#### EXERCISE DETAILS:
Leaving out every picture, retype the lines below from the top through the one that contains "time_label_minutes = [0, 60, 150, 210, 270, 330]".
╔══
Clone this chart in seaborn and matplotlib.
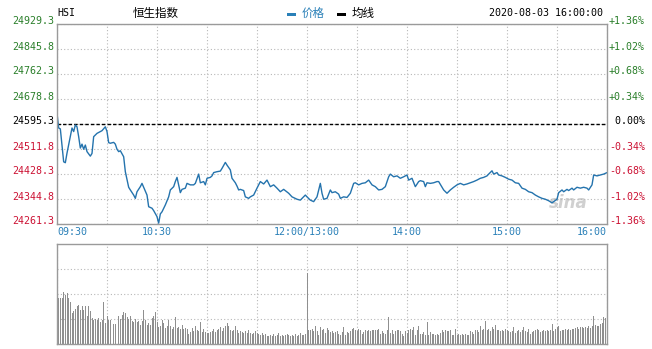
import matplotlib
matplotlib.use("Agg")
import matplotlib.pyplot as plt
import seaborn as sns
import numpy as np
import pandas as pd
from matplotlib.patches import Rectangle
from matplotlib.transforms import offset_copy, blended_transform_factory

# ---------------- data ----------------
prev_close = 24595.3
price_ticks = [24929.3, 24845.8, 24762.3, 24678.8, 24595.3, 24511.8, 24428.3, 24344.8, 24261.3]
pct_labels = ["+1.36%", "+1.02%", "+0.68%", "+0.34%", " 0.00%", "-0.34%", "-0.68%", "-1.02%", "-1.36%"]
time_labels = ["09:30", "10:30", "12:00/13:00", "14:00", "15:00", "16:00"]
time_label_minutes = [0, 60, 150, 210, 270, 330]

# minutes since 09:30 (lunch break removed)
minutes = [
    0, 1, 2, 4, 5, 6, 8, 9, 10, 11,
    12, 13, 14, 15, 16, 17, 18, 20, 21, 22,
    24, 26, 27, 29, 30, 31, 32, 34, 35, 36,
    37, 38, 40, 41, 43, 44, 46, 47, 48, 50,
    51, 52, 54, 55, 57, 58, 60, 61, 62, 63,
    65, 67, 68, 70, 71, 72, 74, 75, 77, 78,
    80, 82, 83, 85, 86, 88, 89, 90, 92, 93,
    94, 96, 98, 99, 101, 102, 104, 105, 107, 108,
    109, 110, 112, 113, 115, 116, 118, 120, 122, 124,
    126, 128, 130, 132, 134, 136, 139, 141, 144, 146,
    149, 150, 152, 154, 156, 158, 159, 160, 162, 164,
    165, 167, 169, 170, 172, 174, 176, 178, 179, 181,
    183, 185, 187, 189, 191, 193, 195, 197, 199, 200,
    202, 204, 206, 208, 210, 211, 213, 215, 217, 218,
    220, 221, 222, 224, 226, 228, 229, 231, 232, 234,
    236, 238, 240, 242, 244, 246, 248, 250, 252, 254,
    256, 258, 259, 261, 262, 264, 265, 267, 269, 271,
    273, 275, 277, 279, 281, 283, 285, 287, 289, 291,
    293, 295, 297, 298, 300, 301, 303, 304, 306, 307,
    309, 310, 312, 314, 316, 318, 319, 321, 322, 324,
    326, 328, 330,
]
prices = [
    24631, 24582, 24579, 24469, 24466, 24498, 24553, 24582, 24570, 24592,
    24586, 24553, 24515, 24528, 24511, 24525, 24503, 24488, 24497, 24553,
    24564, 24570, 24573, 24586, 24570, 24533, 24531, 24534, 24528, 24511,
    24503, 24506, 24486, 24436, 24384, 24375, 24358, 24347, 24369, 24386,
    24397, 24384, 24358, 24319, 24314, 24306, 24286, 24264, 24295, 24302,
    24325, 24352, 24375, 24386, 24403, 24417, 24366, 24377, 24381, 24397,
    24392, 24392, 24397, 24428, 24399, 24403, 24392, 24414, 24417, 24422,
    24433, 24436, 24438, 24447, 24467, 24458, 24442, 24414, 24399, 24388,
    24375, 24377, 24373, 24352, 24347, 24352, 24358, 24381, 24403, 24395,
    24408, 24386, 24392, 24381, 24369, 24377, 24364, 24352, 24344, 24341,
    24358, 24352, 24341, 24336, 24352, 24397, 24364, 24344, 24347, 24375,
    24366, 24369, 24361, 24347, 24352, 24350, 24364, 24397, 24399, 24392,
    24397, 24399, 24408, 24392, 24386, 24375, 24377, 24386, 24419, 24428,
    24419, 24422, 24414, 24419, 24425, 24408, 24414, 24386, 24403, 24406,
    24403, 24386, 24399, 24397, 24399, 24403, 24403, 24384, 24375, 24364,
    24375, 24384, 24392, 24397, 24392, 24395, 24399, 24403, 24408, 24414,
    24417, 24422, 24428, 24439, 24428, 24433, 24425, 24422, 24417, 24411,
    24408, 24399, 24397, 24381, 24377, 24369, 24366, 24358, 24352, 24347,
    24344, 24339, 24332, 24336, 24344, 24366, 24375, 24369, 24377, 24373,
    24381, 24375, 24384, 24381, 24384, 24381, 24375, 24392, 24425, 24422,
    24425, 24428, 24433,
]
# per-minute volume (relative units, 0..100 = panel height)
volume = [
    58, 46, 46, 46, 52, 49, 51, 46, 42, 31,
    33, 35, 38, 39, 34, 38, 34, 38, 28, 38,
    33, 26, 24, 25, 24, 26, 22, 24, 42, 21,
    28, 24, 24, 24, 20, 20, 20, 28, 25, 29,
    32, 31, 27, 25, 28, 23, 22, 25, 22, 23,
    19, 23, 34, 24, 19, 21, 19, 26, 28, 32,
    22, 17, 18, 24, 21, 16, 18, 24, 18, 15,
    17, 27, 16, 17, 15, 19, 15, 16, 15, 10,
    12, 16, 13, 18, 14, 13, 22, 12, 15, 12,
    11, 11, 12, 13, 15, 12, 14, 15, 17, 13,
    16, 18, 21, 18, 14, 13, 14, 18, 14, 11,
    13, 12, 11, 13, 11, 14, 11, 10, 11, 13,
    11, 10, 9, 11, 9, 10, 8, 8, 9, 8,
    10, 8, 9, 11, 8, 9, 8, 9, 10, 9,
    8, 9, 8, 10, 8, 9, 11, 9, 9, 10,
    71, 14, 14, 15, 13, 18, 13, 9, 17, 14,
    15, 11, 16, 14, 12, 13, 11, 12, 13, 10,
    9, 12, 17, 9, 12, 11, 13, 15, 16, 14,
    13, 15, 14, 10, 12, 14, 13, 14, 13, 14,
    14, 14, 14, 15, 10, 13, 11, 10, 14, 27,
    11, 14, 10, 13, 14, 14, 13, 10, 8, 13,
    11, 14, 15, 14, 17, 9, 14, 18, 10, 10,
    12, 9, 22, 9, 12, 10, 10, 9, 10, 9,
    11, 14, 12, 14, 13, 13, 14, 9, 9, 15,
    9, 10, 9, 10, 9, 10, 9, 9, 13, 12,
    10, 14, 14, 12, 18, 14, 15, 23, 14, 15,
    13, 17, 15, 19, 14, 14, 13, 14, 13, 15,
    14, 13, 12, 13, 17, 11, 13, 14, 12, 14,
    17, 13, 12, 15, 10, 12, 13, 14, 15, 14,
    12, 13, 14, 13, 14, 13, 14, 20, 13, 15,
    17, 18, 13, 14, 14, 15, 14, 15, 14, 15,
    15, 16, 17, 15, 17, 17, 16, 17, 16, 18,
    16, 18, 28, 19, 18, 18, 20, 21, 27, 26,
    30,
]
vol_minutes = list(range(len(volume)))

# ---------------- style ----------------
sns.set_style("white")
plt.rcParams["font.family"] = ["DejaVu Sans Mono", "DejaVu Sans"]

W, H = 652, 349
fig = plt.figure(figsize=(W / 100, H / 100), dpi=100)
fig.patch.set_facecolor("white")

def fx(x):
    return x / W

def fy(y):
    return 1 - y / H

L, R = 57, 607
ax = fig.add_axes([fx(L), fy(224), fx(R) - fx(L), fy(24) - fy(224)])
axv = fig.add_axes([fx(L), fy(344), fx(R) - fx(L), fy(244) - fy(344)])

GREEN = "#2a7f2a"
RED = "#cc1133"
BLUE_TXT = "#2a80b8"
LINE = "#2473ad"
SPINE = "#9a9a9a"
GRID = "#b8b8b8"

for a in (ax, axv):
    for s in a.spines.values():
        s.set_color(SPINE)
        s.set_linewidth(1)
    a.set_xlim(0, 330)
    a.set_xticks(range(0, 331, 30))
    a.tick_params(length=0, labelbottom=False, labelleft=False)
    a.grid(True, color=GRID, linestyle=(0, (1, 2)), linewidth=0.8)
    a.set_axisbelow(True)
    a.set_xlabel("")
    a.set_ylabel("")

# price panel
ax.set_ylim(price_ticks[-1], price_ticks[0])
ax.set_yticks(price_ticks)
df = pd.DataFrame({"minute": minutes, "price": prices})
sns.lineplot(data=df, x="minute", y="price", ax=ax, color=LINE, linewidth=1.0,
             estimator=None, sort=True)
ax.axhline(prev_close, color="black", linestyle=(0, (2.5, 1.5)), linewidth=1.0, zorder=1.5)
ax.set_xlabel("")
ax.set_ylabel("")
ax.tick_params(length=0, labelbottom=False, labelleft=False)

tl = blended_transform_factory(ax.transAxes, ax.transData)
tl = offset_copy(tl, fig=fig, x=0, y=2.5, units="dots")
for i, (v, p) in enumerate(zip(price_ticks, pct_labels)):
    c = GREEN if v > prev_close else (RED if v < prev_close else "black")
    ax.text(-3 / (R - L), v, f"{v:.1f}", transform=tl, ha="right", va="center",
            fontsize=7.2, color=c)
    ax.text(1 + 2 / (R - L), v, p, transform=tl, ha="left", va="center",
            fontsize=7.2, color=c)

for m, lab in zip(time_label_minutes, time_labels):
    ha = "left" if m == 0 else ("right" if m == 330 else "center")
    ax.text(m, -0.016, lab, transform=blended_transform_factory(ax.transData, ax.transAxes),
            ha=ha, va="top", fontsize=7.2, color=BLUE_TXT)

# watermark
ax.text(0.965, 0.06, "sina", transform=ax.transAxes, ha="right", va="bottom",
        fontsize=12, fontweight="bold", style="italic", color="#d0d0d0",
        family="DejaVu Sans", zorder=0.5)

# volume panel
vdf = pd.DataFrame({"minute": vol_minutes, "volume": volume})
sns.barplot(data=vdf, x="minute", y="volume", ax=axv, native_scale=True,
            color="#8f8f8f", width=0.6, linewidth=0, errorbar=None, saturation=1)
axv.set_xlim(0, 330)
axv.set_ylim(0, 100)
axv.set_yticks([25, 50, 75])
axv.set_xlabel("")
axv.set_ylabel("")
axv.tick_params(length=0, labelbottom=False, labelleft=False)

# header
fig.text(fx(57), fy(13), "HSI", ha="left", va="center", fontsize=7.2, color="black")
fig.text(fx(133), fy(13), "恒生指数", ha="left", va="center", fontsize=8.3, color="black",
         family=["Noto Sans CJK SC", "DejaVu Sans"])
fig.add_artist(Rectangle((fx(287), fy(16)), fx(296) - fx(287), fy(13) - fy(16),
                         transform=fig.transFigure, color="#2a80b8", lw=0))
fig.text(fx(302), fy(13), "价格", ha="left", va="center", fontsize=8.3, color="#2a80b8",
         family=["Noto Sans CJK SC", "DejaVu Sans"])
fig.add_artist(Rectangle((fx(337), fy(16)), fx(346) - fx(337), fy(13) - fy(16),
                         transform=fig.transFigure, color="black", lw=0))
fig.text(fx(352), fy(13), "均线", ha="left", va="center", fontsize=8.3, color="black",
         family=["Noto Sans CJK SC", "DejaVu Sans"])
fig.text(fx(603), fy(13), "2020-08-03 16:00:00", ha="right", va="center",
         fontsize=7.2, color="black")

fig.savefig("out.png", dpi=100, facecolor="white")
╚══
#### SOLVED EXERCISE:
Clone this chart in seaborn and matplotlib.
import matplotlib
matplotlib.use("Agg")
import matplotlib.pyplot as plt
import seaborn as sns
import numpy as np
import pandas as pd
from matplotlib.patches import Rectangle
from matplotlib.transforms import offset_copy, blended_transform_factory

# ---------------- data ----------------
prev_close = 24595.3
price_ticks = [24929.3, 24845.8, 24762.3, 24678.8, 24595.3, 24511.8, 24428.3, 24344.8, 24261.3]
pct_labels = ["+1.36%", "+1.02%", "+0.68%", "+0.34%", " 0.00%", "-0.34%", "-0.68%", "-1.02%", "-1.36%"]
time_labels = ["09:30", "10:30", "12:00/13:00", "14:00", "15:00", "16:00"]
time_label_minutes = [0, 60, 150, 210, 270, 330]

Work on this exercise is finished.